Так у Муми-мамы появилась толстая тетрадь с графиком занятий на 17 учеников: 13 своих, сельских, и четверо тольяттинских. Еще пять учеников — постарше — занимаются с учителями РОСТа онлайн. К городским Ольга ездит, а сельские, как и раньше, приходят к ней домой. В маленькой комнатке, среди книг и игр, они читают, считают и пишут. Ольга сидит рядом и хвалит, хвалит, хвалит.
Дети вначале стесняются, а потом мумимаминг включает какой-то другой процесс: мальчики и девочки расправляют спины. И те, кто еще вчера боялся поднять на учителя глаза, выходят к доске и с выражением декламируют Пушкина, Маяковского, Фета…

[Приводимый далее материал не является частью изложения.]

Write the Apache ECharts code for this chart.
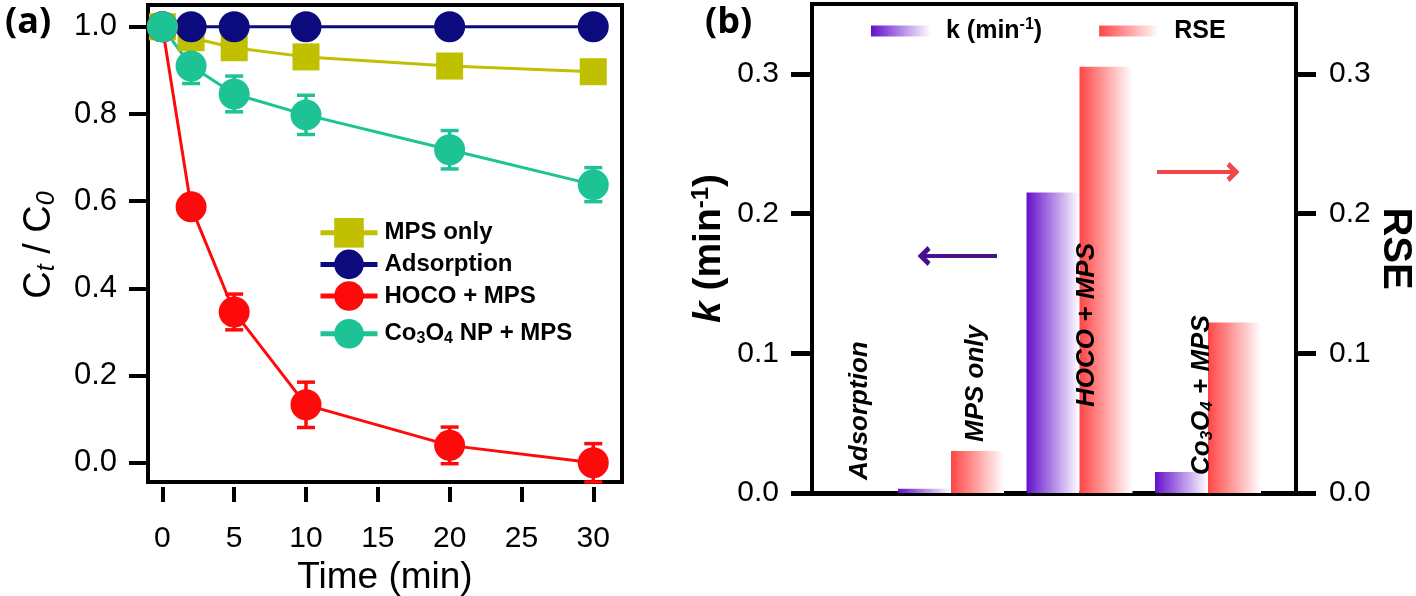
<!DOCTYPE html>
<html><head><meta charset="utf-8">
<script src="https://cdn.jsdelivr.net/npm/echarts@6/dist/echarts.min.js"></script>
<style>html,body{margin:0;padding:0;background:#fff}#c{width:1416px;height:596px}</style>
</head><body><div id="c"></div>
<script>
// ---------- Panel (a) data ----------
const timeMin    = [0, 2, 5, 10, 20, 30];
const mpsOnly    = [1.0, 0.975, 0.952, 0.931, 0.910, 0.897];
const adsorption = [1.0, 1.0, 1.0, 1.0, 1.0, 1.0];
const hocoMps    = [1.0, 0.587, 0.346, 0.133, 0.040, 0.0];
const hocoErr    = [0, 0, 0.041, 0.052, 0.042, 0.044];
const co3o4Mps   = [1.0, 0.910, 0.846, 0.798, 0.718, 0.638];
const co3o4Err   = [0, 0.040, 0.041, 0.045, 0.044, 0.039];
const timeTicks  = [0, 5, 10, 15, 20, 25, 30];
const ratioTicks = [0, 0.2, 0.4, 0.6, 0.8, 1.0];
const seriesNamesA = ['MPS only', 'Adsorption', 'HOCO + MPS', 'Co3O4 NP + MPS'];

// ---------- Panel (b) data ----------
const categories = ['Adsorption', 'MPS only', 'HOCO + MPS', 'Co3O4 + MPS'];
const kValues    = [0, 0.003, 0.215, 0.015];
const rseValues  = [0, 0.030, 0.305, 0.122];
const kTicks     = [0, 0.1, 0.2, 0.3];
// annotation arrows (data coordinates of panel b)
const kArrow   = [[1.79, 0.1697], [2.358, 0.1697]];
const rseArrow = [[3.603, 0.2298], [4.195, 0.2298]];

// ---------- styling ----------
const FF = '"Liberation Sans", Arial, Helvetica, sans-serif';
const C_MPS = '#c0bf00', C_ADS = '#0b0b7e', C_HOCO = '#ff0a0a', C_CO = '#1dc394';
const C_K = '#6410cc', C_RSE = '#ff4545';
const catLabelOffsets = [[37, -13], [25, -51], [7, -86], [-6, -18]];
const catLabelText = ['Adsorption', 'MPS only', 'HOCO + MPS', '{t|Co}{s|3}{t|O}{s|4}{t| + MPS}'];

const pts = arr => timeMin.map((t, i) => [t, arr[i]]);
const errPts = (arr, err) => timeMin.map((t, i) => [t, arr[i], err[i]]);
const catX = categories.map((c, i) => i + 1);

function errRender(color) {
  return function (params, api) {
    const x = api.value(0), y = api.value(1), e = api.value(2);
    if (!e) return null;
    const top = api.coord([x, y + e]), bot = api.coord([x, y - e]);
    const hw = 9;
    const st = { stroke: color, lineWidth: 3.5 };
    return { type: 'group', children: [
      { type: 'line', shape: { x1: top[0], y1: top[1], x2: bot[0], y2: bot[1] }, style: st },
      { type: 'line', shape: { x1: top[0] - hw, y1: top[1], x2: top[0] + hw, y2: top[1] }, style: st },
      { type: 'line', shape: { x1: bot[0] - hw, y1: bot[1], x2: bot[0] + hw, y2: bot[1] }, style: st }
    ]};
  };
}

function lineSeries(name, data, color, symbol, size) {
  return {
    type: 'line', name, data, xAxisIndex: 0, yAxisIndex: 0,
    symbol, symbolSize: size, showSymbol: true, showAllSymbol: true,
    lineStyle: { color, width: 3 }, itemStyle: { color, opacity: 1 },
    z: 3, emphasis: { disabled: true }
  };
}

function grad(c) {
  return new echarts.graphic.LinearGradient(0, 0, 1, 0, [
    { offset: 0, color: c }, { offset: 1, color: '#ffffff' }
  ]);
}

const chevron = 'path://M0,10 L10,0 L20,10 L16,13 L10,7 L4,13 Z';

function arrowSeries(name, pair, color, symbols) {
  return {
    type: 'line', name, xAxisIndex: 1, yAxisIndex: 1, data: [], symbol: 'none', silent: true,
    markLine: {
      silent: true, animation: false, label: { show: false },
      lineStyle: { color, width: 4, type: 'solid' },
      symbol: symbols, symbolSize: [20, 13],
      data: [[{ coord: pair[0] }, { coord: pair[1] }]]
    }
  };
}

const option = {
  animation: false,
  backgroundColor: '#fff',
  title: [
    { text: '(a)', left: 0, top: 0, textStyle: { fontFamily: '"Open Sans", sans-serif', fontWeight: 'bold', fontSize: 36, color: '#000' } },
    { text: '(b)', left: 700, top: 0, textStyle: { fontFamily: '"Open Sans", sans-serif', fontWeight: 'bold', fontSize: 36, color: '#000' } }
  ],
  graphic: [
    {
      type: 'text', x: 40, y: 245, rotation: Math.PI / 2, silent: true,
      style: {
        text: '{c|C}{s|t}{c| / C}{s|0}', align: 'center', verticalAlign: 'middle', fill: '#000',
        fontFamily: FF, fontSize: 38,
        rich: {
          c: { fontFamily: FF, fontSize: 38, fill: '#000', lineHeight: 40 },
          s: { fontFamily: FF, fontSize: 25, fontStyle: 'italic', fill: '#000', lineHeight: 25, padding: [22, 0, 0, 0], verticalAlign: 'bottom' }
        }
      }
    }
  ],
  grid: [
    { left: 148, right: 794, top: 5, bottom: 114, show: true, borderColor: '#000', borderWidth: 4, containLabel: false, outerBoundsMode: 'none' },
    { left: 812, right: 120, top: 4, bottom: 103, show: true, borderColor: '#000', borderWidth: 4, containLabel: false, outerBoundsMode: 'none' }
  ],
  legend: [
    {
      data: seriesNamesA, orient: 'vertical', left: 313, top: 213,
      itemWidth: 57, itemHeight: 37, itemGap: 2,
      lineStyle: { width: 5 },
      formatter: n => n === 'Co3O4 NP + MPS' ? '{b|Co}{s|3}{b|O}{s|4}{b| NP + MPS}' : n,
      textStyle: {
        fontFamily: FF, fontSize: 24, fontWeight: 'bold', color: '#000', padding: [0, 0, 0, 2],
        rich: {
          b: { fontFamily: FF, fontSize: 24, fontWeight: 'bold', color: '#000', lineHeight: 26 },
          s: { fontFamily: FF, fontSize: 16, fontWeight: 'bold', color: '#000', lineHeight: 16, padding: [18, 0, 0, 0], verticalAlign: 'bottom' }
        }
      }
    },
    {
      data: ['k', 'RSE'], orient: 'horizontal', left: 866, top: 12,
      itemWidth: 60, itemHeight: 11, itemGap: 57, icon: 'rect',
      formatter: n => n === 'k' ? '{b|k (min}{p|-1}{b|)}' : n,
      textStyle: {
        fontFamily: FF, fontSize: 25, fontWeight: 'bold', color: '#000', padding: [0, 0, 0, 10],
        rich: {
          b: { fontFamily: FF, fontSize: 25, fontWeight: 'bold', color: '#000', lineHeight: 28 },
          p: { fontFamily: FF, fontSize: 16, fontWeight: 'bold', color: '#000', lineHeight: 16, padding: [0, 0, 14, 0], verticalAlign: 'top' }
        }
      }
    }
  ],
  xAxis: [
    {
      gridIndex: 0, type: 'value', min: -1, max: 32, offset: 5,
      axisLine: { show: false, onZero: false },
      axisTick: { show: true, customValues: timeTicks, length: 15, inside: false, lineStyle: { color: '#000', width: 4 } },
      axisLabel: { customValues: timeTicks, fontFamily: FF, fontSize: 30, color: '#000', margin: 37 },
      splitLine: { show: false },
      name: 'Time (min)', nameLocation: 'middle', nameGap: 62,
      nameTextStyle: { fontFamily: FF, fontSize: 37, color: '#000' }
    },
    {
      gridIndex: 1, type: 'value', min: 0.918, max: 4.685,
      axisLine: { show: true, onZero: false, lineStyle: { color: '#000', width: 5 } },
      axisTick: { show: false }, axisLabel: { show: false }, splitLine: { show: false }
    }
  ],
  yAxis: [
    {
      gridIndex: 0, type: 'value', min: -0.044, max: 1.05,
      axisLine: { show: false, onZero: false },
      axisTick: { show: true, customValues: ratioTicks, length: 19, lineStyle: { color: '#000', width: 4 } },
      axisLabel: { customValues: ratioTicks, formatter: v => v.toFixed(1), fontFamily: FF, fontSize: 31, color: '#000', margin: 31 },
      splitLine: { show: false }
    },
    {
      gridIndex: 1, type: 'value', min: 0, max: 0.35, position: 'left',
      axisLine: { show: false, onZero: false },
      axisTick: { show: true, customValues: kTicks, length: 21, lineStyle: { color: '#000', width: 5 } },
      axisLabel: { customValues: kTicks, formatter: v => v.toFixed(1), fontFamily: FF, fontSize: 30, color: '#000', margin: 33 },
      splitLine: { show: false },
      name: '{ki|k}{n| (min}{p|-1}{n|)}', nameLocation: 'middle', nameGap: 79,
      nameTextStyle: {
        fontFamily: FF, fontSize: 39, fontWeight: 'bold', color: '#000',
        rich: {
          ki: { fontFamily: FF, fontSize: 39, fontWeight: 'bold', fontStyle: 'italic', color: '#000', lineHeight: 40 },
          n: { fontFamily: FF, fontSize: 39, fontWeight: 'bold', color: '#000', lineHeight: 40 },
          p: { fontFamily: FF, fontSize: 24, fontWeight: 'bold', color: '#000', lineHeight: 24, padding: [0, 0, 20, 0], verticalAlign: 'top' }
        }
      }
    },
    {
      gridIndex: 1, type: 'value', min: 0, max: 0.35, position: 'right',
      axisLine: { show: false, onZero: false },
      axisTick: { show: true, customValues: kTicks, length: 20, lineStyle: { color: '#000', width: 5 } },
      axisLabel: { customValues: kTicks, formatter: v => v.toFixed(1), fontFamily: FF, fontSize: 30, color: '#000', margin: 33 },
      splitLine: { show: false },
      name: 'RSE', nameLocation: 'middle', nameGap: 76, nameRotate: -90,
      nameTextStyle: { fontFamily: FF, fontSize: 40, fontWeight: 'bold', color: '#000' }
    }
  ],
  series: [
    { type: 'custom', name: 'errHOCO', xAxisIndex: 0, yAxisIndex: 0, renderItem: errRender(C_HOCO), data: errPts(hocoMps, hocoErr), z: 2, silent: true },
    { type: 'custom', name: 'errCo', xAxisIndex: 0, yAxisIndex: 0, renderItem: errRender(C_CO), data: errPts(co3o4Mps, co3o4Err), z: 2, silent: true },
    lineSeries('MPS only', pts(mpsOnly), C_MPS, 'rect', 27),
    lineSeries('Adsorption', pts(adsorption), C_ADS, 'circle', 31),
    lineSeries('HOCO + MPS', pts(hocoMps), C_HOCO, 'circle', 31),
    lineSeries('Co3O4 NP + MPS', pts(co3o4Mps), C_CO, 'circle', 31),
    {
      type: 'bar', name: 'k', xAxisIndex: 1, yAxisIndex: 1,
      data: catX.map((x, i) => [x, kValues[i]]),
      barWidth: 53, barGap: '0%', itemStyle: { color: grad(C_K) },
      emphasis: { disabled: true }
    },
    {
      type: 'bar', name: 'RSE', xAxisIndex: 1, yAxisIndex: 2,
      data: catX.map((x, i) => [x, rseValues[i]]),
      barWidth: 53, barGap: '0%', itemStyle: { color: grad(C_RSE) },
      emphasis: { disabled: true }
    },
    arrowSeries('kArrow', kArrow, '#4a0f8f', [chevron, 'none']),
    arrowSeries('rseArrow', rseArrow, '#f04848', ['none', chevron]),
    {
      type: 'custom', name: 'catLabels', xAxisIndex: 1, yAxisIndex: 1, silent: true, clip: false, z: 10,
      data: catX.map(x => [x, 0]),
      renderItem: function (params, api) {
        const i = params.dataIndex;
        const p = api.coord([api.value(0), 0]);
        const off = catLabelOffsets[i];
        return {
          type: 'text', x: p[0] + off[0], y: p[1] + off[1], rotation: Math.PI / 2,
          style: {
            text: catLabelText[i], fill: '#000', fontFamily: FF, fontSize: 26, fontWeight: 'bold', fontStyle: 'italic',
            align: 'left', verticalAlign: 'middle',
            rich: {
              t: { fontFamily: FF, fontSize: 26, fontWeight: 'bold', fontStyle: 'italic', lineHeight: 28 },
              s: { fontFamily: FF, fontSize: 17, fontWeight: 'bold', fontStyle: 'italic', lineHeight: 17, padding: [19, 0, 0, 0], verticalAlign: 'bottom' }
            }
          }
        };
      }
    }
  ]
};

const chart = echarts.init(document.getElementById('c'));
chart.setOption(option);
</script>
</body></html>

«Мои ученики — это же и мои подопечные. И бывает так, что ребенок приходит на занятие и во время уроков рассказывает, что дома проблемы: папа запил, ребенку некуда идти. И я оставляю его у себя на ночь. А сама думаю: надо что-то решать. Иду к родителям, разговариваю, пытаюсь чем-то помочь. Ведь основные поставщики детей в детдома — многодетные сельские семьи в трудной жизненной ситуации. В этой системе что-то сломано, и чинить ее надо снизу, с семьи. Я понимаю, что один в поле не воин. Но нас же много, таких, ну… не очень нормальных, что ли. Поэтому шансы есть».
И пошептаться о главном
Работа по починке системы денежными единицами, конечно, не исчисляется. И история Ольги — живой пример. Ее двор в селе Верхние Белозерки — это и школа, и центр дополнительного образования, и кризисный дом, куда днем и ночью могут прибежать за помощью взрослые и дети.
За такое не платят, так просто живут. Живут те, которые не умеют иначе.

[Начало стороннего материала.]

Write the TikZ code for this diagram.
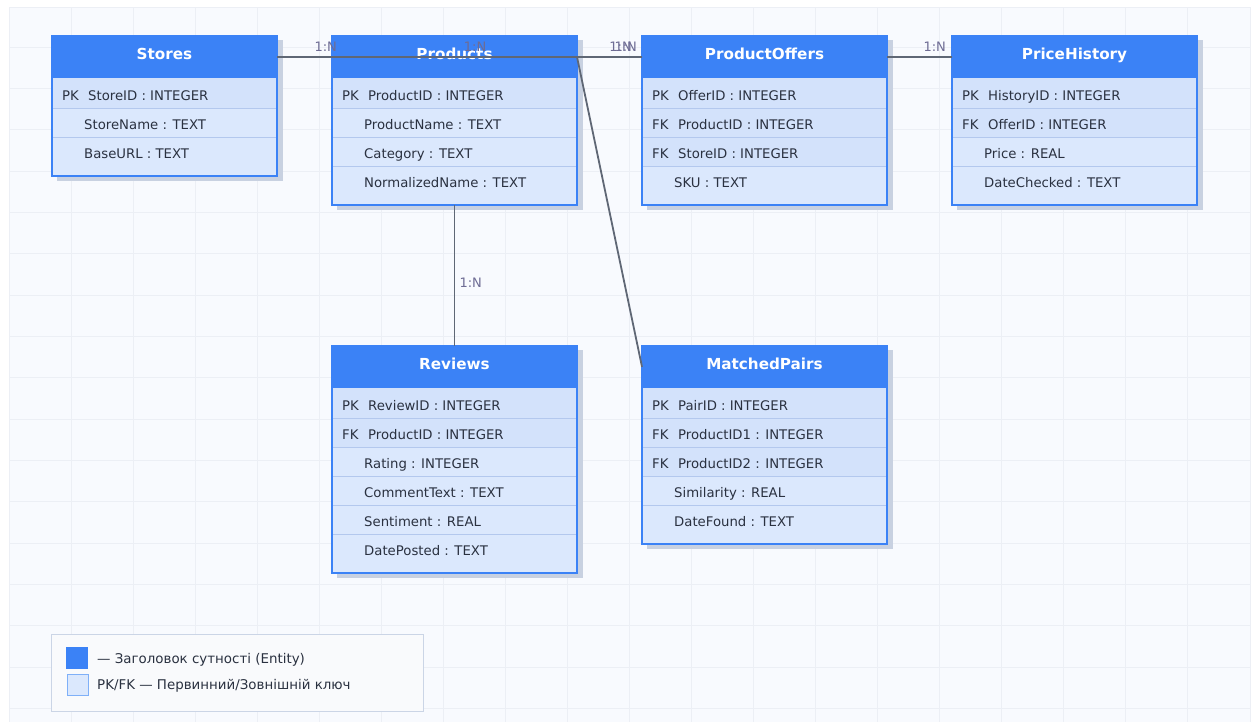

Но этот текст я пишу не только чтобы показать, что в этом мире еще очень много удивительных людей. Но и для того, чтобы закончить его просьбой о сборе. Деньги пойдут на зарплаты учителям РОСТа.
Сегодня их 40. РОСТ работает в 45 учреждениях в 37 регионах, самый дальний из них — Минусинск Красноярского края. А если считать регионы, где у организации есть приемные семьи, то надо добавить еще пяток. И самым дальним будет город Арсеньев Приморского края. В этом году у РОСТа — 480 учеников (150 занятий в день!), прошлый год закончили 462, и, судя по динамике, дальше будет только больше.
Все педагоги РОСТа немножко сумасшедшие и непробиваемо оптимистичные. И на их плечах держится мир. Он живет в их домах. И прячется на чердаках беседок. Ольга Киселева сделала такую для своих учеников в саду: теперь там можно укрыться от всяких бед. И пошептаться о главном.